After the cave monster proved my thoughts of Shootwrong being about solving puzzles more than anything else, it's time to actually solve another puzzle. A suspicious looking part of the cave gives way when examined, and reveals a tiny pusher puzzle in the top right. This is another case where the game will offer to outright give the player the solution, but this one was small enough that I was willing to give it a few tries myself before taking up the offer.
I can't speak ill of Clark's puzzle designs. He really knows how to do a lot with a little, and I was once again stuck. The bomb is a bit of a red herring as detonating it causes the cave to collapse and an instant game over.
The reward, is a free golf club. All this because the protagonist can't even borrow one from the pro shop.
Well, that's not entirely all of it. As the deceased man noted, the actually top right area of the board has a invisible cache of fifteen gems.
This puzzle is also required in order to actually leave the cave anyway, so any reward is a good one.
A few transporters are here to make the cave's layout a little more confusing. Heading south of the puzzle, west through another transporter, and then immediately turning back around to be transported adjacent to the east-facing transporter is required to reach a secret path of fake walls (alluded to at least by every red "normal" on this board actually being fake). This lets the player get to the boulders that block the exit from a different angle which is required to be able to actually slip through successfully.

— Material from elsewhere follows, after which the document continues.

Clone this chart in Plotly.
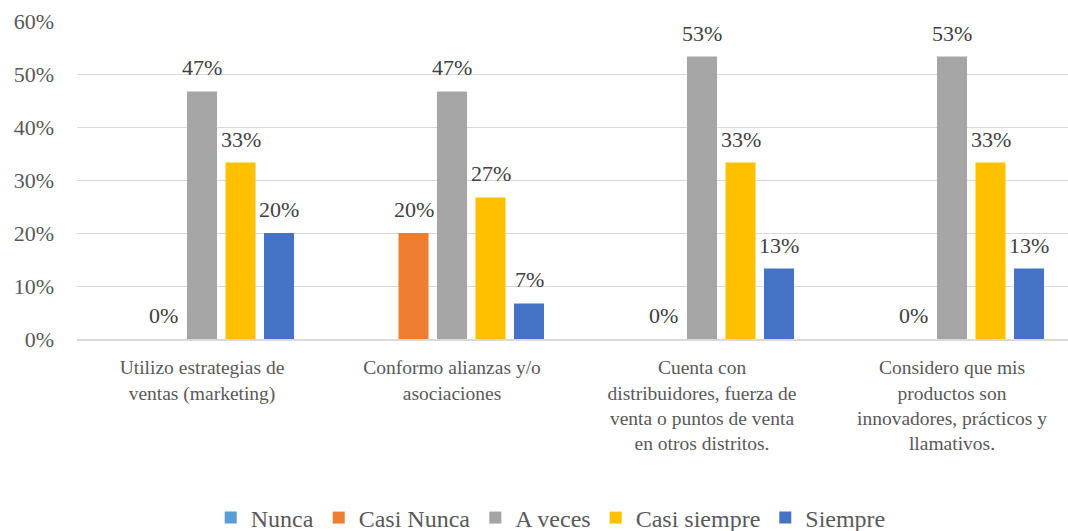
import plotly.graph_objects as go

categories = [
    "Utilizo estrategias de<br>ventas (marketing)",
    "Conformo alianzas y/o<br>asociaciones",
    "Cuenta con<br>distribuidores, fuerza de<br>venta o puntos de venta<br>en otros distritos.",
    "Considero que mis<br>productos son<br>innovadores, prácticos y<br>llamativos.",
]
series_names = ["Nunca", "Casi Nunca", "A veces", "Casi siempre", "Siempre"]
nunca = [None, None, None, None]
casi_nunca = [0.0, 0.20, 0.0, 0.0]
a_veces = [0.467, 0.467, 0.533, 0.533]
casi_siempre = [0.333, 0.267, 0.333, 0.333]
siempre = [0.20, 0.067, 0.133, 0.133]
colors = ["#5B9BD5", "#ED7D31", "#A5A5A5", "#FFC000", "#4472C4"]

all_values = [nunca, casi_nunca, a_veces, casi_siempre, siempre]

FONT = "Liberation Serif"
BARGAP = 0.23
n_series = len(series_names)

fig = go.Figure()
for name, vals, col in zip(series_names, all_values, colors):
    fig.add_trace(go.Bar(x=list(range(len(categories))), y=vals, name=name,
                         marker=dict(color=col, line=dict(width=0))))

annotations = []
slot = (1 - BARGAP) / n_series
for i, vals in enumerate(all_values):
    for j, v in enumerate(vals):
        if v is None:
            continue
        annotations.append(dict(
            x=j + (i - (n_series - 1) / 2) * slot, y=v, xref="x", yref="y",
            text=f"{round(v * 100)}%", showarrow=False, yanchor="bottom",
            yshift=9, font=dict(family=FONT, size=22, color="#404040")))

fig.update_layout(
    width=1068, height=531,
    margin=dict(l=77, r=0, t=21, b=192, autoexpand=False),
    paper_bgcolor="white", plot_bgcolor="white",
    barmode="group", bargap=BARGAP, bargroupgap=0.22,
    font=dict(family=FONT, size=20, color="#595959"),
    annotations=annotations,
    legend=dict(orientation="h", yref="container", y=0.0245, yanchor="middle",
                x=0.478, xanchor="center", font=dict(family=FONT, size=24, color="#595959"),
                itemwidth=30, tracegroupgap=0),
)
fig.update_xaxes(tickmode="array", tickvals=list(range(len(categories))), ticktext=categories,
                 range=[-0.5, 3.464], showgrid=False, showline=True, linecolor="#D9D9D9",
                 linewidth=1.5, ticks="outside", ticklen=10, tickcolor="rgba(0,0,0,0)",
                 automargin=False,
                 tickfont=dict(family=FONT, size=19.5, color="#595959"))
fig.update_yaxes(range=[0, 0.6], dtick=0.1, tickformat=".0%", showgrid=True,
                 gridcolor="#D9D9D9", gridwidth=1.2, zeroline=False, showline=False,
                 ticklabelstandoff=22, automargin=False,
                 tickfont=dict(family=FONT, size=22, color="#595959"))

fig.write_html("out.html", config={"displayModeBar": False},
               post_script="document.body.style.margin='0';")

The exit connects to the first dark cave board which suffers a cave-in after the player passes a specific point which lets loose some slimes to trap the player if they don't make it out fast enough.

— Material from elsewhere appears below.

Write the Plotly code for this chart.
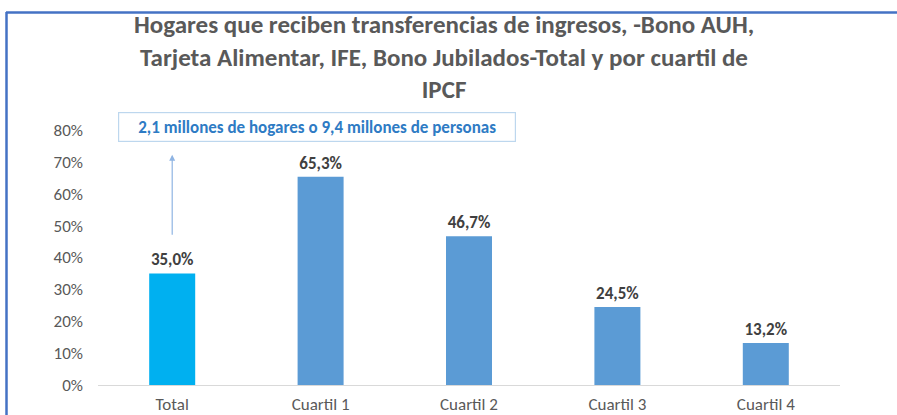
import plotly.graph_objects as go

categories = ["Total", "Cuartil 1", "Cuartil 2", "Cuartil 3", "Cuartil 4"]
values = [0.350, 0.653, 0.467, 0.245, 0.132]
bar_colors = ["#00B0F0", "#5B9BD5", "#5B9BD5", "#5B9BD5", "#5B9BD5"]
title_text = ("Hogares que reciben transferencias de ingresos, -Bono AUH,<br>"
              "Tarjeta Alimentar, IFE, Bono Jubilados-Total y por cuartil de<br>IPCF")
note_text = "2,1 millones de hogares o 9,4 millones de personas"

FONT = "Carlito, 'Liberation Sans Narrow', 'Arial Narrow', sans-serif"

fig = go.Figure()
fig.add_trace(go.Bar(
    x=categories, y=values,
    marker=dict(color=bar_colors, line=dict(width=0)),
    width=0.31,
    texttemplate="<b>%{y:.1%}</b>",
    textposition="outside",
    textfont=dict(family=FONT, size=17, color="#404040"),
    cliponaxis=False,
))

L, R, T, B = 98, 57, 130, 30
W, H = 897, 415
PW, PH = W - L - R, H - T - B

fig.update_layout(
    width=W, height=H,
    margin=dict(l=L, r=R, t=T, b=B, autoexpand=False),
    paper_bgcolor="white", plot_bgcolor="white",
    separators=",.",
    showlegend=False,
    font=dict(family=FONT, color="#595959"),
    xaxis=dict(
        showgrid=False, showline=True, linecolor="#D9D9D9", linewidth=1,
        ticks="", tickfont=dict(family=FONT, size=17, color="#595959"),
        ticklabelstandoff=4,
    ),
    yaxis=dict(
        range=[0, 0.8], dtick=0.1, tickformat=".0%",
        showgrid=False, zeroline=False, showline=False, ticks="",
        tickfont=dict(family=FONT, size=17, color="#595959"),
        ticklabelstandoff=14,
    ),
)

# title
fig.add_annotation(
    xref="paper", yref="paper",
    x=(444 - L) / PW, y=(385 - 57) / PH,
    text=f"<b>{title_text}</b>", showarrow=False,
    xanchor="center", yanchor="middle", align="center",
    font=dict(family=FONT, size=25, color="#595959"),
)

# frame (top and left borders)
fig.add_shape(type="line", xref="paper", yref="paper",
              xsizemode="pixel", ysizemode="pixel", xanchor=0, yanchor=0,
              x0=6 - L, x1=W - L + 5, y0=(H - B) - 12.5, y1=(H - B) - 12.5,
              line=dict(color="#4472C4", width=2.5))
fig.add_shape(type="line", xref="paper", yref="paper",
              xsizemode="pixel", ysizemode="pixel", xanchor=0, yanchor=0,
              x0=6.5 - L, x1=6.5 - L, y0=(H - B) - 12, y1=-B - 5,
              line=dict(color="#4472C4", width=2.5))

# note box
fig.add_annotation(
    xref="paper", yref="paper",
    x=(317 - L) / PW, y=(385 - 127) / PH,
    text=f"<b>{note_text}</b>", showarrow=False,
    xanchor="center", yanchor="middle",
    font=dict(family=FONT, size=17, color="#2E7BC4"),
    bordercolor="#BDD7EE", borderwidth=1.2, borderpad=4,
    bgcolor="white", width=388, height=20,
)
# arrow
fig.add_annotation(
    x=0, y=0.722, xref="x", yref="y",
    ax=0, ay=0.467, axref="x", ayref="y",
    text="", showarrow=True, arrowhead=2, arrowsize=1, arrowwidth=1.2,
    arrowcolor="#8FB4E3",
)

fig.write_html("out.html", config={"displayModeBar": False},
               post_script="document.body.style.margin='0';")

The time provided is reasonable, though you might have some bad luck if the second bat happens to get in your way.
Back outside, but on the other part of the course, there's nothing new. What is weird is the way to get to the other side. None of the trees offer anything other than "Tree" for a description. The bridge offers the same message about being in poor shape and too dangerous to cross on this side as well as the other.
The only way actually out, is to shoot the breakable walls and just go around the river entirely. This is the sort of thing that normally would be considered an oversight with breakables being used for their aesthetic properties rather than their functions. I want to pinpoint this being mandatory as to why I thought that the key oversight in the practice hall was mandatory. This is the kind of thing that turns a game into a cruel riddle. Once you do this, you have to consider that anything may be required to see it through.

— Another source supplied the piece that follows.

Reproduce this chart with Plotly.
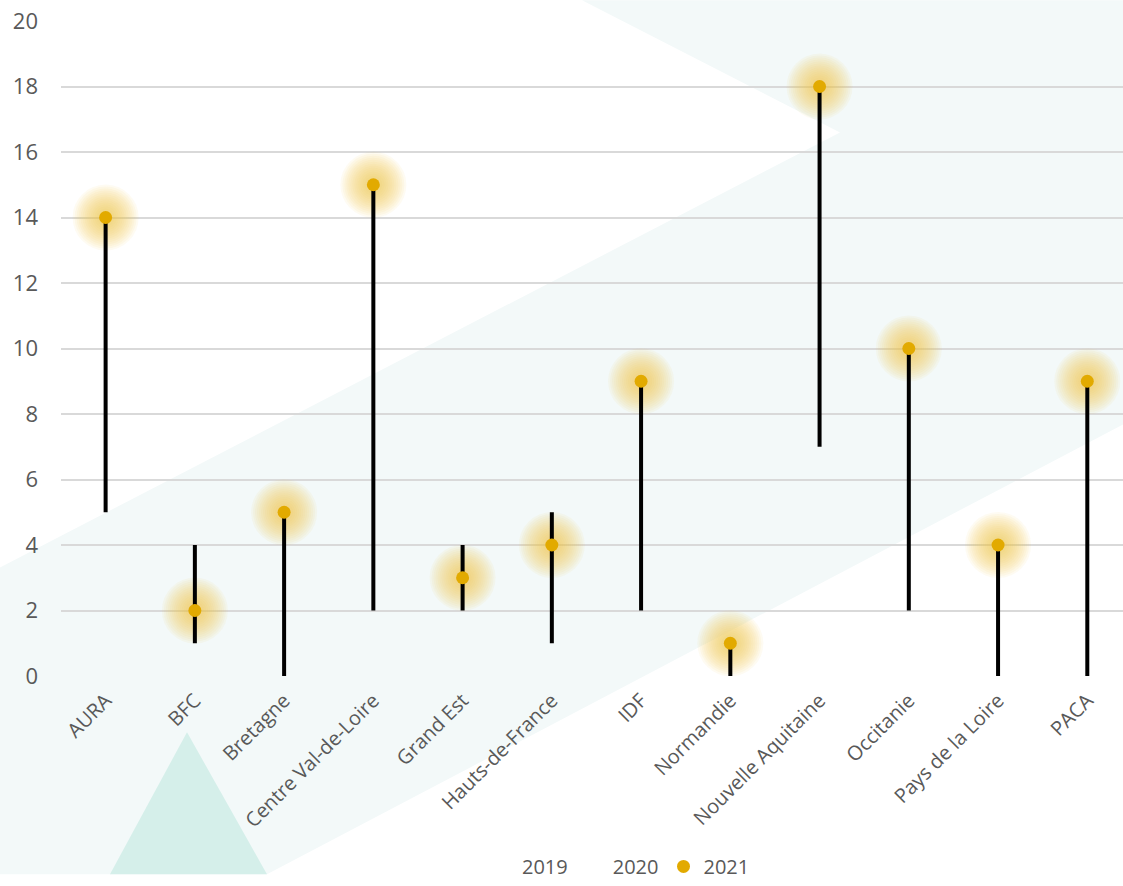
import plotly.graph_objects as go

# ---------------- data ----------------
regions = ["AURA", "BFC", "Bretagne", "Centre Val-de-Loire", "Grand Est",
           "Hauts-de-France", "IDF", "Normandie", "Nouvelle Aquitaine",
           "Occitanie", "Pays de la Loire", "PACA"]
v2019 = [5, 4, 0, 2, 2, 5, 2, 0, 7, 2, 0, 0]
v2020 = [5, 1, 0, 2, 4, 1, 2, 0, 7, 2, 0, 0]
v2021 = [14, 2, 5, 15, 3, 4, 9, 1, 18, 10, 4, 9]
y_ticks = [0, 2, 4, 6, 8, 10, 12, 14, 16, 18, 20]

# ---------------- layout geometry ----------------
W, H = 1123, 886
ML, MR, MT, MB = 61, 0, 21, 201
PW, PH = W - ML - MR, H - MT - MB


def px(x):
    return (x - ML) / PW


def py(y):
    return (H - MB - y) / PH


def path(points):
    return "M " + " L ".join(f"{px(a):.5f},{py(b):.5f}" for a, b in points) + " Z"


light_band = [(582, 0), (1123, 0), (1123, 430), (267, 886), (0, 886), (0, 575), (840, 134)]
dark_tri = [(187, 742), (267, 886), (110, 886)]

# high-low segments
lx, ly = [], []
for r, a, b, c in zip(regions, v2019, v2020, v2021):
    lo, hi = min(a, b, c), max(a, b, c)
    lx += [r, r, None]
    ly += [lo, hi, None]

fig = go.Figure()

# soft glow around 2021 markers
for s in range(66, 14, -4):
    fig.add_trace(go.Scatter(
        x=regions, y=v2021, mode="markers", showlegend=False, hoverinfo="skip",
        marker=dict(size=s, color="rgba(238,200,70,0.07)", line=dict(width=0)),
    ))

fig.add_trace(go.Scatter(
    x=lx, y=ly, mode="lines", showlegend=False, hoverinfo="skip",
    line=dict(color="#000000", width=4),
))

fig.add_trace(go.Scatter(
    x=regions, y=v2019, mode="markers", name="2019",
    marker=dict(size=10, color="rgba(0,0,0,0)"),
))
fig.add_trace(go.Scatter(
    x=regions, y=v2020, mode="markers", name="2020",
    marker=dict(size=10, color="rgba(0,0,0,0)"),
))
fig.add_trace(go.Scatter(
    x=regions, y=v2021, mode="markers", name="2021",
    marker=dict(size=13, color="#e2aa00", line=dict(width=0)),
))

fig.update_layout(
    width=W, height=H,
    margin=dict(l=ML, r=MR, t=MT, b=MB),
    paper_bgcolor="white", plot_bgcolor="rgba(0,0,0,0)",
    font=dict(family="Open Sans", color="#595959"),
    showlegend=True,
    legend=dict(orientation="h", x=px(482), xanchor="left", y=py(878), yanchor="middle",
                font=dict(size=20, color="#595959"), bgcolor="rgba(0,0,0,0)",
                itemwidth=30, traceorder="normal"),
    xaxis=dict(type="category", range=[-0.5, 11.4], showgrid=False, zeroline=False,
               showline=False, ticks="", tickangle=-45, tickfont=dict(size=20),
               ticklabelstandoff=8),
    yaxis=dict(range=[0, 20], tickvals=y_ticks, showgrid=True, gridcolor="#d9d9d9",
               gridwidth=1.5, zeroline=False, showline=False, ticks="",
               tickfont=dict(size=22), ticklabelstandoff=22),
    shapes=[
        dict(type="path", xref="paper", yref="paper", path=path(light_band),
             fillcolor="#f3f9f9", line=dict(width=0), layer="below"),
        dict(type="path", xref="paper", yref="paper", path=path(dark_tri),
             fillcolor="#d5efea", line=dict(width=0), layer="below"),
    ],
)

fig.write_html("out.html")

And don't think you can be clever by entering the cave from the exit first. You'll still trigger the slime-based collapse once you reach a certain point and be unable to venture deeper from this side.
All of this was for a golf club, with two balls on the tees to hit. The first will smack a tree, and your mulligan shot will be successful.
And by successful, I of course mean that a bunch of lions will show up, plus two keys. The white one is yet another fake, that begins running around until the player catches it before revealing the location of the actual white key in one of the trees on the course. A flag is set when the player has this information so you can't grab it early.
Those two keys are used to open the back of the club house, which seems like it will only result in a few gems for the player. Once the second door is opened though, one of the gems is turned into a yellow key. This is the intended key for Puzzle Park before entering the carnivorous plant room. For me it was pointless at this time.
But! It means that this world has been truly exhausted. The only places left unexplored is to the north of the carnivorous plants.